++++ Data provided ++++

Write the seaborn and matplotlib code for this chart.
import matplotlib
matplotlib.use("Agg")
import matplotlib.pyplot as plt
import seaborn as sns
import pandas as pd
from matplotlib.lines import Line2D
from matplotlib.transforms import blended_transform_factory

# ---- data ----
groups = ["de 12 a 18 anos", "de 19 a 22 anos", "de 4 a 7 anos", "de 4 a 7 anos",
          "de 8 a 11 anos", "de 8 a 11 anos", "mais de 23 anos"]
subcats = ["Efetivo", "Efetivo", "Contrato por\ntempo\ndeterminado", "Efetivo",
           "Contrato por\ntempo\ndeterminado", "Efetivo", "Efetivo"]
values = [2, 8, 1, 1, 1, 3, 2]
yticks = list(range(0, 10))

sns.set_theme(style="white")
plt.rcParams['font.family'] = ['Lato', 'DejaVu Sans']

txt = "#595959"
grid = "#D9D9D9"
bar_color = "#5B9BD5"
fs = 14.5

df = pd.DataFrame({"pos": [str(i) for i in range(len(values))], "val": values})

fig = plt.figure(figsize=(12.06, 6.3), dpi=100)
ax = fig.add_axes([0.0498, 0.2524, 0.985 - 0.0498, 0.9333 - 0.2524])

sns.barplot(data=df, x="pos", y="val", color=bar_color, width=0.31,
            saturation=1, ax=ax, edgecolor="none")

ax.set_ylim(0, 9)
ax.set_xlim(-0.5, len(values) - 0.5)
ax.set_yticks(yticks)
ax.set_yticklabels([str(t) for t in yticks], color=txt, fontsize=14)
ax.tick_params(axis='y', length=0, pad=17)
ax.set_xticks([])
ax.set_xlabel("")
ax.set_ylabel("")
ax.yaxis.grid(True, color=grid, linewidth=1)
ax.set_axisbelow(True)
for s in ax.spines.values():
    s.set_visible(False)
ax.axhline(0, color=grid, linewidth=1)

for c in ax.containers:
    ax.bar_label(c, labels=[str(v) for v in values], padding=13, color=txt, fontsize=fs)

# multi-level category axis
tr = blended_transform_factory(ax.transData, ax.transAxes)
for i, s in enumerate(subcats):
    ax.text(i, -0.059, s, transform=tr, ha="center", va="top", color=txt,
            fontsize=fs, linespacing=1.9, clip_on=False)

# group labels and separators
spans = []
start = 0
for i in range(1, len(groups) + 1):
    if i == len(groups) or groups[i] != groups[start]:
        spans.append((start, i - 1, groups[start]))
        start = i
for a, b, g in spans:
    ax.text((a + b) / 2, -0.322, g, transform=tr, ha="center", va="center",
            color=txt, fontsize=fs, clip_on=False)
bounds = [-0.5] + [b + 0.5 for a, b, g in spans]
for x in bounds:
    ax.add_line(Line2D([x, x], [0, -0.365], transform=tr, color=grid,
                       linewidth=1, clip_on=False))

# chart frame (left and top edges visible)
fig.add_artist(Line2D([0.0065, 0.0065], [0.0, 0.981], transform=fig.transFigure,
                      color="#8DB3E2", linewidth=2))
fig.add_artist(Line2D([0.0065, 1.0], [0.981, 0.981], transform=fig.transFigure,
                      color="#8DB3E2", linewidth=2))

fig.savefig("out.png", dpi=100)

++++
++++ Data provided ++++

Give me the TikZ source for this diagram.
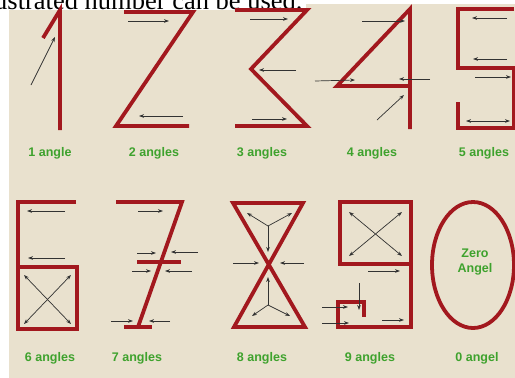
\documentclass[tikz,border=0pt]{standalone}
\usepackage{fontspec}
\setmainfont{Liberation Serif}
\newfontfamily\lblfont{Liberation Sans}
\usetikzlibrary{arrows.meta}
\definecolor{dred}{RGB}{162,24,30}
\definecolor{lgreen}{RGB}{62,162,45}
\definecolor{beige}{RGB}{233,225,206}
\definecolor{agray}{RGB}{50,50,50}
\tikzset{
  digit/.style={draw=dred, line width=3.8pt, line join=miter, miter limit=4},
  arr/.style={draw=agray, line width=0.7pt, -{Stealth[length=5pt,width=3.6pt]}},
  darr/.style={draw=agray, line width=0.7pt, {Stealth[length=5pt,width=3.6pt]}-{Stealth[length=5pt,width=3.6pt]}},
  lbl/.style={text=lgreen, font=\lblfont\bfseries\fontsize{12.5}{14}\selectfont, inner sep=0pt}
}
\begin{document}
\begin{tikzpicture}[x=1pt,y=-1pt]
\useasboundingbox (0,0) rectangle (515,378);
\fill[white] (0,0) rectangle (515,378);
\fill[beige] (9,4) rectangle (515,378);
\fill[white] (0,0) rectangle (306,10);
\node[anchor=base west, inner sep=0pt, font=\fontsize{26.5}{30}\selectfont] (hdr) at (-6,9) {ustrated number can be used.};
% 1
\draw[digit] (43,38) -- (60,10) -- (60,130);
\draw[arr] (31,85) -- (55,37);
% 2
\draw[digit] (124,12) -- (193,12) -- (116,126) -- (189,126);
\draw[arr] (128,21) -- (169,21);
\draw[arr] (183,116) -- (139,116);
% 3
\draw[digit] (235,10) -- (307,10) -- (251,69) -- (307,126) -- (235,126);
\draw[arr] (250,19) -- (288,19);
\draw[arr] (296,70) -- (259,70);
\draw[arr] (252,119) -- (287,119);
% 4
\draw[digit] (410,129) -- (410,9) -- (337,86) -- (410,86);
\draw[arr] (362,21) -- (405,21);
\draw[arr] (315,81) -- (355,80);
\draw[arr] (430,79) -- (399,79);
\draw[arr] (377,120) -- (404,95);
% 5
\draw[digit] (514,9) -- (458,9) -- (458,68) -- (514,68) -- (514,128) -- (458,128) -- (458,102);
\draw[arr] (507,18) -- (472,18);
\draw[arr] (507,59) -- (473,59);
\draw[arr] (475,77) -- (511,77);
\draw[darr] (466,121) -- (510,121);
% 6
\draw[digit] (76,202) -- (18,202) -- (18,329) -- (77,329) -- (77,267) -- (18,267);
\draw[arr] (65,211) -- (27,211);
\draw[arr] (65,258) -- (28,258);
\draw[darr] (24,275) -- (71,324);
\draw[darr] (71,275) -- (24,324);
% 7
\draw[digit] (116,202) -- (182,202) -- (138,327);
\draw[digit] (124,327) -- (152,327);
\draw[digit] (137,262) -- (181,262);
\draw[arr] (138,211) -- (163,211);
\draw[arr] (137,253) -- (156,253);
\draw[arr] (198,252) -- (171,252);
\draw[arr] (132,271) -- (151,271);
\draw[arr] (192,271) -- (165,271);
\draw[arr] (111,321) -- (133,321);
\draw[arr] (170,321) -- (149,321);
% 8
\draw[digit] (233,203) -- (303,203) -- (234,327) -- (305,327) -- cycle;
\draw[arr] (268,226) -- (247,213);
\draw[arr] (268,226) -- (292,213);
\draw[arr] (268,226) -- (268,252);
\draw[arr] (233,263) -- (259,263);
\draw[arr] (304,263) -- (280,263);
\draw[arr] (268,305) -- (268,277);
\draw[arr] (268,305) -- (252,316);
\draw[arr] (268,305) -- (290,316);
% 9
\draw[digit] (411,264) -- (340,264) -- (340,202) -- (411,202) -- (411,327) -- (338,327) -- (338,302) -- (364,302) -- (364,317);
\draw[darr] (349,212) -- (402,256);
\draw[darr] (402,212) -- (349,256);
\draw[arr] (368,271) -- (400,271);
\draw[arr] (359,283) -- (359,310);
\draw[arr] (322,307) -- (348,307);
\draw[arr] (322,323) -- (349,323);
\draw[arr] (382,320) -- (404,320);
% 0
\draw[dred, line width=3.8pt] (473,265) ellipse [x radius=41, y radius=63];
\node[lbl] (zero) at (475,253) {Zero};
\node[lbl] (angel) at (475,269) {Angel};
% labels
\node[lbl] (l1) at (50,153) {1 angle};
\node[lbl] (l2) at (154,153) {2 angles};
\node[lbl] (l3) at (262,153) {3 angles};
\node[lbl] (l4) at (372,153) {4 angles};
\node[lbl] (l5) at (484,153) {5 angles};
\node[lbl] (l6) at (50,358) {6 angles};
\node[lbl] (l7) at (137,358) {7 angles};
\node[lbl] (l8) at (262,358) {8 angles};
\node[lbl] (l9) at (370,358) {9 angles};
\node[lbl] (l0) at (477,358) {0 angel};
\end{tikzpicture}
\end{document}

++++

§ **To do**
Give back, word for word, each line from the one containing "Write the seaborn" down to the one containing "from matplotlib.transforms import", including those two lines.

§ **Output**
Write the seaborn and matplotlib code for this chart.
import matplotlib
matplotlib.use("Agg")
import matplotlib.pyplot as plt
import seaborn as sns
import pandas as pd
from matplotlib.lines import Line2D
from matplotlib.transforms import blended_transform_factory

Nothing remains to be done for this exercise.